● **DATA ENTRIES**:
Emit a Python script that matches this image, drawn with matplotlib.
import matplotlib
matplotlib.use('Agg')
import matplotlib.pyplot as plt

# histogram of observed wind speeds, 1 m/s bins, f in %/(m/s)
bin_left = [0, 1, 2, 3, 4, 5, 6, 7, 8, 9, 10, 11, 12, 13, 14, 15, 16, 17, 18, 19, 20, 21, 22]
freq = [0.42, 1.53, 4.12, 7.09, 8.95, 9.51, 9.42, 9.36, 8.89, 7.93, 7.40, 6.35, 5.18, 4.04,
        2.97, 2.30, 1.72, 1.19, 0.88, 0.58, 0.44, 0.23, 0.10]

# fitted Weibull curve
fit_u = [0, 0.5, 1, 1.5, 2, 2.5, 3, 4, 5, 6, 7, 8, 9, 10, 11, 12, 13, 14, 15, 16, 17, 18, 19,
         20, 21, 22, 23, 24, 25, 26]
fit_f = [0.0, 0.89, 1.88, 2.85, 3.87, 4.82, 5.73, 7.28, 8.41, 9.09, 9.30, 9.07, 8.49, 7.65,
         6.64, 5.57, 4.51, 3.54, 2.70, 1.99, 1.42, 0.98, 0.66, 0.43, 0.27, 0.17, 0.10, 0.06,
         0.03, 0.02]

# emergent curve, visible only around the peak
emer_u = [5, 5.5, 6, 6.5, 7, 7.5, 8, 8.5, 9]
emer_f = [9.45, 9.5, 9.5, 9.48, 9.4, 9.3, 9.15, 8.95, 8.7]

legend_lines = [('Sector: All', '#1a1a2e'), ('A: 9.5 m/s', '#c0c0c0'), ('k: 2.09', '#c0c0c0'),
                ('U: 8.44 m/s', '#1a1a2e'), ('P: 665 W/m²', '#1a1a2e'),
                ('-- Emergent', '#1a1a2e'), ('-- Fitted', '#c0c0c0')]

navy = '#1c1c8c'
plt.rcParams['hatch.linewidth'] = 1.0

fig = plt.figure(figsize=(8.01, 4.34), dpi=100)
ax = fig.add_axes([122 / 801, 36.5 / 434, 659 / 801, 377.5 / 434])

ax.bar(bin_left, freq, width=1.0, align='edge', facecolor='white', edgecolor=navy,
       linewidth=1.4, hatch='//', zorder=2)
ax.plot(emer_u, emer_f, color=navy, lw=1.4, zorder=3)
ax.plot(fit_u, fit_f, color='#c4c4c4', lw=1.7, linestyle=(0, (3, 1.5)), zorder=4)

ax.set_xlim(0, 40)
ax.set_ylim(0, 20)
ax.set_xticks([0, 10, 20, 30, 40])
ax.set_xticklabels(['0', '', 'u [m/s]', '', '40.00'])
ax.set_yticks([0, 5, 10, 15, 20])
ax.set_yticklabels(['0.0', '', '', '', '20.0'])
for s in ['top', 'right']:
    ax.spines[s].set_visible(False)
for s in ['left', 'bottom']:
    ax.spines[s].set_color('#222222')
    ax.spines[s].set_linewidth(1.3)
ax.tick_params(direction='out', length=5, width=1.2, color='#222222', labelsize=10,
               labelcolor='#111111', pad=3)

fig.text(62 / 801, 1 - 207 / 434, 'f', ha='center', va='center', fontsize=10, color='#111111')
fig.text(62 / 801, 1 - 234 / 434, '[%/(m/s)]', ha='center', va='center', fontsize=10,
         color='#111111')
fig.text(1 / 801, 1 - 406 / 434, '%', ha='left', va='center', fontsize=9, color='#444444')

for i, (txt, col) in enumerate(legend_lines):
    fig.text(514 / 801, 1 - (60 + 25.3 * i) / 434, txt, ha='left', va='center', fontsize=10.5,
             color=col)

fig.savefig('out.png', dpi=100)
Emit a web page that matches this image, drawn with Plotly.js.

● **DIRECTIONS**:
Give back the listing exactly, please, from its first line to the line containing "emer_f = [9.45, 9.5, 9.5, 9.48, 9.4, 9.3, 9.15, 8.95, 8.7]", inclusive, and nothing past that line.

● **ANSWER TO THE PROBLEM**:
Emit a Python script that matches this image, drawn with matplotlib.
import matplotlib
matplotlib.use('Agg')
import matplotlib.pyplot as plt

# histogram of observed wind speeds, 1 m/s bins, f in %/(m/s)
bin_left = [0, 1, 2, 3, 4, 5, 6, 7, 8, 9, 10, 11, 12, 13, 14, 15, 16, 17, 18, 19, 20, 21, 22]
freq = [0.42, 1.53, 4.12, 7.09, 8.95, 9.51, 9.42, 9.36, 8.89, 7.93, 7.40, 6.35, 5.18, 4.04,
        2.97, 2.30, 1.72, 1.19, 0.88, 0.58, 0.44, 0.23, 0.10]

# fitted Weibull curve
fit_u = [0, 0.5, 1, 1.5, 2, 2.5, 3, 4, 5, 6, 7, 8, 9, 10, 11, 12, 13, 14, 15, 16, 17, 18, 19,
         20, 21, 22, 23, 24, 25, 26]
fit_f = [0.0, 0.89, 1.88, 2.85, 3.87, 4.82, 5.73, 7.28, 8.41, 9.09, 9.30, 9.07, 8.49, 7.65,
         6.64, 5.57, 4.51, 3.54, 2.70, 1.99, 1.42, 0.98, 0.66, 0.43, 0.27, 0.17, 0.10, 0.06,
         0.03, 0.02]

# emergent curve, visible only around the peak
emer_u = [5, 5.5, 6, 6.5, 7, 7.5, 8, 8.5, 9]
emer_f = [9.45, 9.5, 9.5, 9.48, 9.4, 9.3, 9.15, 8.95, 8.7]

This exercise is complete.